Stopping USAID comes at a cost to the U.S., too, Wright says. While the U.S. alienates former global partners by stopping the program, China is attracting new friends and allies with its Belt and Road Initiative, building infrastructure in beneficiary nations, he points out. “There is a reputational issue,” says Wright. “We’re not the only superpower trying to win favor. Once you shut down an organization like USAID, this creates a persistent concern about uncertainty in contracts. Shutting down USAID is thought of as an action taken in bad faith that would prevent the U.S. from fully re-engaging with all of the NGOs that were their partners.”
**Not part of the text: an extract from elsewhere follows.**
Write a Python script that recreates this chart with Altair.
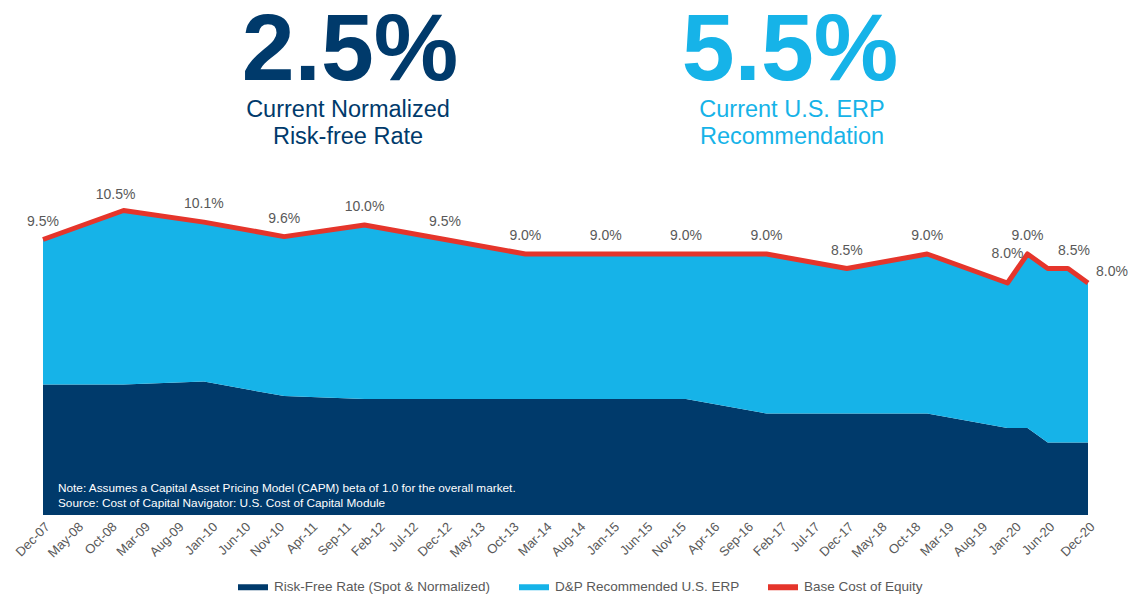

A rise in instability abroad also creates a national-security risk for the U.S., Wright adds. Yemen—once a major USAID recipient, with $768 million worth of aid flowing into the country in 2024—is also home to the Houthis, an Iran-backed militant group that controls much of the country’s north and has been designated a foreign terrorist organization by the U.S. As USAID funding disappears, support for the rebels is only likely to grow, he says. “Iran can continue to finance rebellions like the Houthis,” says Wright. “These second- and third-order effects might be even more consequential to the U.S. than the direct effects.”
“You can’t undo what DOGE has created,” says Wright. “It’s not as straightforward as simply turning the lights back on.”